There is that and so much more: Burns manages in a few dozen wide-margined pages to tell the history of the terrier, first in England and then at home. Not satisfied with the sanctioned accounts, Burns ropes in the roles of social movements and class warfare, Darwin’s theories, battlefield etiquette, the American Revolution, rat pits, Teddy Roosevelt, animal rightists and multi-flora rose to tell the story of the terrier complete. And that’s just the opening.
The practicum starts with the size and shape of the subterranean dog. Burns blasts the modern standard that favors large dogs (fox terriers now literally too big to bolt fox) and show breeds so far removed from working stock they have to rename them. Typically utilitarian, Burns sets his own standard for a tunneling dog on the size of the tunnel.

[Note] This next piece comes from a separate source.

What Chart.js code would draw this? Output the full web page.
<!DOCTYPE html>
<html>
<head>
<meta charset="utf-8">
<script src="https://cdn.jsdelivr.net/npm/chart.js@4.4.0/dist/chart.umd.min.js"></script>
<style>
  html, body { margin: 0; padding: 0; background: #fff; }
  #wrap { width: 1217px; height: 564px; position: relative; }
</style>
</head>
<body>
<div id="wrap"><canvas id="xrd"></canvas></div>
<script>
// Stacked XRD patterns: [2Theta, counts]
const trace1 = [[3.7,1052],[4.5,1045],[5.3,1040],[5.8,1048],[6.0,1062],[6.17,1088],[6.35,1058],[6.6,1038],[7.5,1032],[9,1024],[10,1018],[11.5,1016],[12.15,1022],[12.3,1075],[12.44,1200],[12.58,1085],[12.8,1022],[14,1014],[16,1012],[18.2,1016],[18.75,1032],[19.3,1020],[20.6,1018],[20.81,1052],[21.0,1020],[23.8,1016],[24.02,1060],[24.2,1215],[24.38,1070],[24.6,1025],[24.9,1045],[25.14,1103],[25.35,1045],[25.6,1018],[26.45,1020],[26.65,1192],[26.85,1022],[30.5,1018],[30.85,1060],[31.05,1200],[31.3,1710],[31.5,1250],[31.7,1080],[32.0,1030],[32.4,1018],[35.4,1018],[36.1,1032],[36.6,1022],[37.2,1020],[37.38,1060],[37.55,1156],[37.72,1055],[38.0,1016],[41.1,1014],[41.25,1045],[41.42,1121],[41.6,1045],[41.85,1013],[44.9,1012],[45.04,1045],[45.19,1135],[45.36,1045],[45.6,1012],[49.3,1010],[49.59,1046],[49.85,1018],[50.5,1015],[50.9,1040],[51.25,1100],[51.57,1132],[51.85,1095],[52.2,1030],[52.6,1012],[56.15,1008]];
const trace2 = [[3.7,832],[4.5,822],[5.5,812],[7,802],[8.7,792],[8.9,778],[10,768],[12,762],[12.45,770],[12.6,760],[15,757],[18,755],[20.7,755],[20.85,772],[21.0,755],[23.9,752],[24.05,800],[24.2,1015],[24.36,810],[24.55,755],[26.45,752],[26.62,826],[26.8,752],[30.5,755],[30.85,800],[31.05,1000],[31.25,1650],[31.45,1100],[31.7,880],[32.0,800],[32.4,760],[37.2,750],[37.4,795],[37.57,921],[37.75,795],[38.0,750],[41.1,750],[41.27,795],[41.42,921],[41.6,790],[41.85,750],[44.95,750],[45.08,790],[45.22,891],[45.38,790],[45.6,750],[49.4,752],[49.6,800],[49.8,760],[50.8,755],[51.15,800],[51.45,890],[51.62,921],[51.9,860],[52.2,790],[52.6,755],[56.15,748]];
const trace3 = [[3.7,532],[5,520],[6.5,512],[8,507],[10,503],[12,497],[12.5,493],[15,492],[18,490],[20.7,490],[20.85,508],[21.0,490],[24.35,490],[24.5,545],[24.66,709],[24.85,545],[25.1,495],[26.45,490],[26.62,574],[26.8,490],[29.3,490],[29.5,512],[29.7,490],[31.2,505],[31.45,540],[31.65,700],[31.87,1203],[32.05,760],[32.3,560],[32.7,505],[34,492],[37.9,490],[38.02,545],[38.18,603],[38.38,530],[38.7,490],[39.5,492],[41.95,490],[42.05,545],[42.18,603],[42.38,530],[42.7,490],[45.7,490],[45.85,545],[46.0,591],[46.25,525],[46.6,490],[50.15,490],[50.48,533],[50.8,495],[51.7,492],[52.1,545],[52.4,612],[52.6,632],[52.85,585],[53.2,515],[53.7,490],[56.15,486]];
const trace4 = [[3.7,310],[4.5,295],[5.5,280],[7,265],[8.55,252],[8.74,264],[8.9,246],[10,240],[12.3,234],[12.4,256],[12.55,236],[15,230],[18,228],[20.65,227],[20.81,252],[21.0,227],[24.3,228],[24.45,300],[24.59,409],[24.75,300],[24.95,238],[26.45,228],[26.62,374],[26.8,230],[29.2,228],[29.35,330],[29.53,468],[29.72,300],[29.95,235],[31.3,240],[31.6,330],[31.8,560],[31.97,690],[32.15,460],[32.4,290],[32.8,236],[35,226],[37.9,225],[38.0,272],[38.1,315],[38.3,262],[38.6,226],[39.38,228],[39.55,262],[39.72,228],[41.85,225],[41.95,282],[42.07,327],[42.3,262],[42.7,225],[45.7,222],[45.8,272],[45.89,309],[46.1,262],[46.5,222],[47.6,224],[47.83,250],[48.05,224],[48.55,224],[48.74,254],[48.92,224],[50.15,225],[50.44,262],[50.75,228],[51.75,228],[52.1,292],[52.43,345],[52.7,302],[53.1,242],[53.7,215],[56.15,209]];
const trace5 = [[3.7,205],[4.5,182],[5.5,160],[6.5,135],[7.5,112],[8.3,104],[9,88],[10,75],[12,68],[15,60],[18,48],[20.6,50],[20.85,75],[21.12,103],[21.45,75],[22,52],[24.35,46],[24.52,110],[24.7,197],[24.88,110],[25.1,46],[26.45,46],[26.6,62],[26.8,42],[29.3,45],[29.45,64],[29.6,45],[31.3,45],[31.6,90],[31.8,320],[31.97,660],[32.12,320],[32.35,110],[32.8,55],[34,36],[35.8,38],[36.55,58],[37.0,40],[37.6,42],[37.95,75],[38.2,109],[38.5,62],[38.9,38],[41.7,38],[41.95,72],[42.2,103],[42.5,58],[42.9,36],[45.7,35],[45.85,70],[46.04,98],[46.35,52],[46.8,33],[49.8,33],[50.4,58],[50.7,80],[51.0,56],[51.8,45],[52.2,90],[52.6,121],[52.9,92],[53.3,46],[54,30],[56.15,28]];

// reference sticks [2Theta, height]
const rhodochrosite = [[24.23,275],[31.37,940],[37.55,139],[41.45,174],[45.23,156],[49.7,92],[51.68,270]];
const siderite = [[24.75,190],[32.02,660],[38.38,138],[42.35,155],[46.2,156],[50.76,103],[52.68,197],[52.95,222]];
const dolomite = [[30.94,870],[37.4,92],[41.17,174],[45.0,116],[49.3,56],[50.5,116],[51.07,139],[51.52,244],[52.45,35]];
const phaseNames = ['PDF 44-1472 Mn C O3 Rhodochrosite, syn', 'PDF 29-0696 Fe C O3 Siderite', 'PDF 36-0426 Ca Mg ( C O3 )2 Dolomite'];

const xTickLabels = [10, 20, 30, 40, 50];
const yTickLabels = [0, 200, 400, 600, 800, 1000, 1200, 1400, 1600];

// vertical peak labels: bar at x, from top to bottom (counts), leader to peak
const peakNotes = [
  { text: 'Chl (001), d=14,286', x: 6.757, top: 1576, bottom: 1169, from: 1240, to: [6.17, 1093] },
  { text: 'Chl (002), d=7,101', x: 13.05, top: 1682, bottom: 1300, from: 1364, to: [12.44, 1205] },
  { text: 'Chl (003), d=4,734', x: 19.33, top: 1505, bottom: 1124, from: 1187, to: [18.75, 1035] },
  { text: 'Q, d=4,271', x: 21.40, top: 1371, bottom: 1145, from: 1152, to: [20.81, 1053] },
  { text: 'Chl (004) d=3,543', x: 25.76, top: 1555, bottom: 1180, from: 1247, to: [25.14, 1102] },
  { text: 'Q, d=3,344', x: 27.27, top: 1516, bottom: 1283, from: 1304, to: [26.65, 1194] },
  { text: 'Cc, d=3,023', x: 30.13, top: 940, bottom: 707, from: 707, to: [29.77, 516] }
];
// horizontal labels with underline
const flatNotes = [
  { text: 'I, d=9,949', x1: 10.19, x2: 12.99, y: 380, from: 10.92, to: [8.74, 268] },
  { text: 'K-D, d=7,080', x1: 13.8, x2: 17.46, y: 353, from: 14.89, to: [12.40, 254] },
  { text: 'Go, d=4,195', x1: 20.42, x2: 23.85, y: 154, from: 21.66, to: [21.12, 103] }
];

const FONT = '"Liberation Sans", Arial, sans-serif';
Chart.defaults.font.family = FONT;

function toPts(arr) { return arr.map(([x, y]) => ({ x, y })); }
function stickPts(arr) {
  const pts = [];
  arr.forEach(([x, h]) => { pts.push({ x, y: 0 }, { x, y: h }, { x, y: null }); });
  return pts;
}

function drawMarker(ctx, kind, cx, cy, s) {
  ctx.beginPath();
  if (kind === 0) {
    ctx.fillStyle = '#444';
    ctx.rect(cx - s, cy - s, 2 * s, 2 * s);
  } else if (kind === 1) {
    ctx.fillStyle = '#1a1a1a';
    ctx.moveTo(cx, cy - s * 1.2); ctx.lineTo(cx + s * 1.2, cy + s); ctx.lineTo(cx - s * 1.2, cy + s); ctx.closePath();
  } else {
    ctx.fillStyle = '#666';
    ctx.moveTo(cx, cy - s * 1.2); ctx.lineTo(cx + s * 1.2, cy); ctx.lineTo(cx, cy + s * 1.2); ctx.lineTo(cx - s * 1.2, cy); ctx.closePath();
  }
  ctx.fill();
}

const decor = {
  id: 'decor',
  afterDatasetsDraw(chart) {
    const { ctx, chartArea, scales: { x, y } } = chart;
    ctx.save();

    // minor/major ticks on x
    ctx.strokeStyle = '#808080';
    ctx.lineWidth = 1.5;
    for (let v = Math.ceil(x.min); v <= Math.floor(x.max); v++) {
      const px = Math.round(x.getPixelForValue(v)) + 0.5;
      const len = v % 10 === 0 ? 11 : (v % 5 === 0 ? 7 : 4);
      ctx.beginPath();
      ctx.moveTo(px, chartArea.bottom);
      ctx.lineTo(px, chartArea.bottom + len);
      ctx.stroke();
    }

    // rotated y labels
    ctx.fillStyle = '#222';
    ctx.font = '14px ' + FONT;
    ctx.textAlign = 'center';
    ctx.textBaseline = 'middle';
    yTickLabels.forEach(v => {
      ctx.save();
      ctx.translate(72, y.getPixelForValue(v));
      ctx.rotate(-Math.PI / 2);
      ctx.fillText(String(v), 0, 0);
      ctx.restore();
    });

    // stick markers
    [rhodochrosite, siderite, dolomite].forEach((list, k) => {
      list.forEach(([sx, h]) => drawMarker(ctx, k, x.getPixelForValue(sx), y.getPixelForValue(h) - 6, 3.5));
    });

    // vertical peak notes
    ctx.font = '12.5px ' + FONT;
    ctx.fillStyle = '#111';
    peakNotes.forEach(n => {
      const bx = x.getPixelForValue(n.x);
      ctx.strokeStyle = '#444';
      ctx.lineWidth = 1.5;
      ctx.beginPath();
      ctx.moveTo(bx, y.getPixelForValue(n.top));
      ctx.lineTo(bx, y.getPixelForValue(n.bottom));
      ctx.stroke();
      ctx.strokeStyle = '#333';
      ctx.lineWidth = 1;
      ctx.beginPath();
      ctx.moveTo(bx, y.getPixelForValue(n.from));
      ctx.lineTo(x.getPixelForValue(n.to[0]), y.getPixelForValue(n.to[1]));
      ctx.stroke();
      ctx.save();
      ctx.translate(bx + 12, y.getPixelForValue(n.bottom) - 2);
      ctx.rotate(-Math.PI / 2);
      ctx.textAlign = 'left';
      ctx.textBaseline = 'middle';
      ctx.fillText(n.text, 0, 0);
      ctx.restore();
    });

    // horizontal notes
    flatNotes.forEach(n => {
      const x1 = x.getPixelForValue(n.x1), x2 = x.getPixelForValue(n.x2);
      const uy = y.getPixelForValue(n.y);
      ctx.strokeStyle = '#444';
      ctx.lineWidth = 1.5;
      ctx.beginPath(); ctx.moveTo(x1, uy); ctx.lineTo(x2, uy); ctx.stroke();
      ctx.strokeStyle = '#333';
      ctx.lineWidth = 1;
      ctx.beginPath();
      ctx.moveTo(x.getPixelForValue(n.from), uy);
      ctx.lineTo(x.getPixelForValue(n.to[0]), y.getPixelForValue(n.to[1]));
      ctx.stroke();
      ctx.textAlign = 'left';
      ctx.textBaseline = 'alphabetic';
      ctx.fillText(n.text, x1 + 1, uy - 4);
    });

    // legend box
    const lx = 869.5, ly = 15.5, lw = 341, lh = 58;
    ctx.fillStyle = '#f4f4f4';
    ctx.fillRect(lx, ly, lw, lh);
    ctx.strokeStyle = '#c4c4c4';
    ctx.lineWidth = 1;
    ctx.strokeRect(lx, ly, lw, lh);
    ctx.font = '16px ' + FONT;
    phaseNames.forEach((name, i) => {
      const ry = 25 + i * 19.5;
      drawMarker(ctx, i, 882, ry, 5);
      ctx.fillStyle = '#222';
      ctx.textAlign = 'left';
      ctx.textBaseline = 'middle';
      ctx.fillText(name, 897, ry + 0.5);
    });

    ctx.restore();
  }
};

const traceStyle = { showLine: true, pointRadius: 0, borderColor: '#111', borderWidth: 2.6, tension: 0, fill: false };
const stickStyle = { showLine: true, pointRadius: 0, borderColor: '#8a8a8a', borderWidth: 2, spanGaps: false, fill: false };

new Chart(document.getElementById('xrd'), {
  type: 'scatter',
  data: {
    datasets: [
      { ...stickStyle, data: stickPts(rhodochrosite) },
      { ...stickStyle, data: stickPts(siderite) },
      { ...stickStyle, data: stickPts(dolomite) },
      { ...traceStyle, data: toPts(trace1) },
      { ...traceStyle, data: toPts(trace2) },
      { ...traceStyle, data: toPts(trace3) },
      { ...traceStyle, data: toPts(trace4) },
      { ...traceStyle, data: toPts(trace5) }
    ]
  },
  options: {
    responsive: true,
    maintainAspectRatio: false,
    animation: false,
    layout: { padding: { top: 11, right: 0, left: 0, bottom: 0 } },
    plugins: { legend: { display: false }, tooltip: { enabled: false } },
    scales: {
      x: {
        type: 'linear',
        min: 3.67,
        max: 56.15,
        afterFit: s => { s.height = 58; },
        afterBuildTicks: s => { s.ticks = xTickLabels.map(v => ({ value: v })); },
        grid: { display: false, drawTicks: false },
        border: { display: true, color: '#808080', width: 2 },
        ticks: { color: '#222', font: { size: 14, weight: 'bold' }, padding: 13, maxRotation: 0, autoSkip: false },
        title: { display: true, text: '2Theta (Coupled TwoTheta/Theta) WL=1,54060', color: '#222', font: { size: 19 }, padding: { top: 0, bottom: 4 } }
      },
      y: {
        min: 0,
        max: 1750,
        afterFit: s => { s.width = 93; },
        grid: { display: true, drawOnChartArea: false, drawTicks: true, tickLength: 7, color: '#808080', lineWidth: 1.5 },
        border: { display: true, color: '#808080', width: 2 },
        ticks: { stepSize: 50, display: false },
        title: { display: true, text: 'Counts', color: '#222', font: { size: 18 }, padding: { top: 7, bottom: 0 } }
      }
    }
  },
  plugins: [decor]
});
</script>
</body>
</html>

This fact makes necessary a brief natural history of each den-dwelling species hunted by American terriers (principally the groundhog, but also fox, opossum and raccoon). Again Burns pulls in interesting facts: comparative anatomy; the effects of species introductions and land management practices; the fecundity of female opossums.
He covers early training and entering of dogs, and the construction of an artificial den pipe for this purpose that even I could build. Burns’s breakdown of the digger’s tools (from spade to snare to shovel to bar) has to be the best in print. His description of their proper use gets its own chapter, which opens with an admission I suspect drove the writing of this book:
“I started hunting alone, with a dog that was too big, and a laughable set of tools. I didn’t own a pole snare, barely knew how to work a Deben collar, and had only the vaguest sense of what my options were once I dug down to the quarry.
“Most of the terrier books were a wonder – not one mentioned a bar, none described how to dig a hole deeper than two feet, dispatch was never described, and locating a fox sette was a topic missed entirely…
“In the end I did what I had to do: I free-styled and made mistakes. I was pretty sure if I didn’t get it right, those mistakes would cost me the life of a dog…”
With a thorough recounting of right technique and a closing chapter on emergency aid, Burns aims not to let anyone pay his dues with the health of his dog.
American Working Terriers stands out among useful books on sport for all these reasons plus one: The writing is swift and clean, a pleasure to read. You can almost hear Burns sink the spade into the end of his sentences. He keeps you digging along side him all the way.